Death is inevitable. For the life of me, I cannot understand how so many people have such issues with this. I cannot understand the fear of death.
Life and death are the same things. One cannot be without the other. To die means that a life had to come into being in the first place. There cannot be death without life, there cannot be life without death. It is literally the most fundamental aspect of all of nature; there can be no continuation of life without death. I've long found it ironic that people who claim to "love nature" may also have a morbid misunderstanding of and fear of death.
To fear death is to fear life. It means to tiptoe through one's time on earth avoiding death. This means - to me, at least - never truly living and experiencing all there is within the limited time of one's bodily and mental existence.

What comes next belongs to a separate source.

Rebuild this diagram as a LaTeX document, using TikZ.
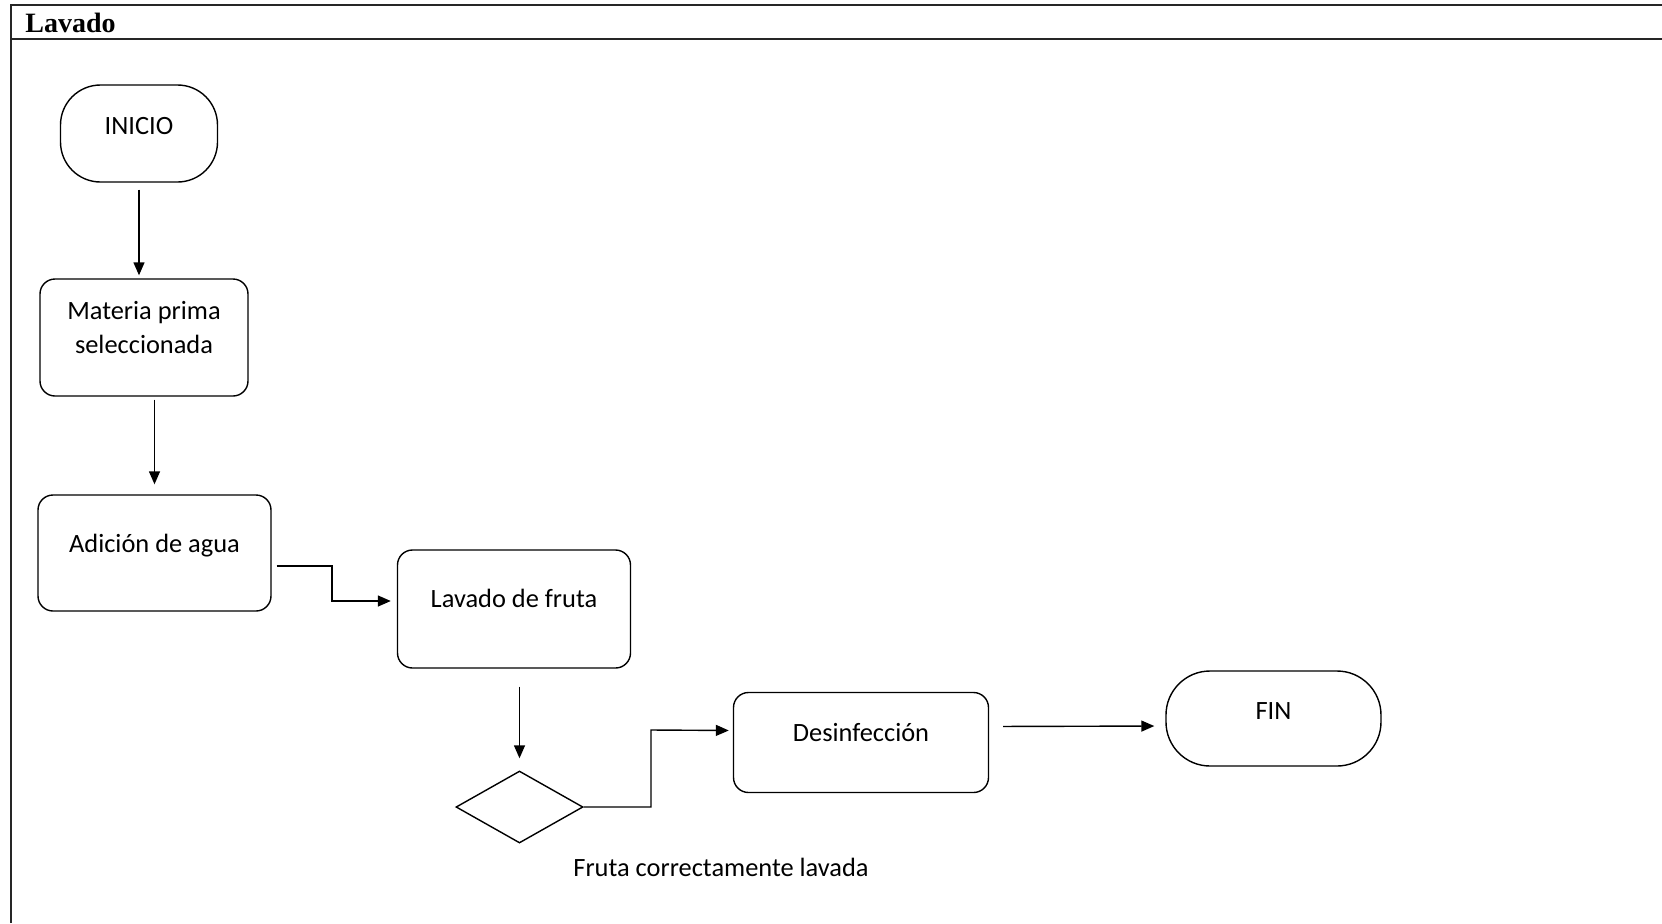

Fear of death is rooted in a fear of truth. Nothing could be truer than death. To examine fear of death is to examine fear of truth.
Nothing will cage a person more than these roots of fear. Accepting and facing the truth of death frees one to better accept and face many truths.
To realize these is to open one to more fully living all that life may be.
Before we continue further please feel assured that yes, I do very well understand the "evolutionary advantages" of fearing death. All higher order animals have this basic survival instinct. It is nothing special. Yes, we must all heed this instinct at times. I simply expect more of humans and our far more advanced capacity to think and act above our base emotions, to not be chained and caged by them. In this vein, not fearing death does NOT mean being foolhardy about risk.
To me, fear of death is two things. One is a bizarre denial and avoidance of one of the fundamental truths of all life itself. Two is that it seems to be a egotistical conceit that one's life has some sort of value that supersedes the laws of nature.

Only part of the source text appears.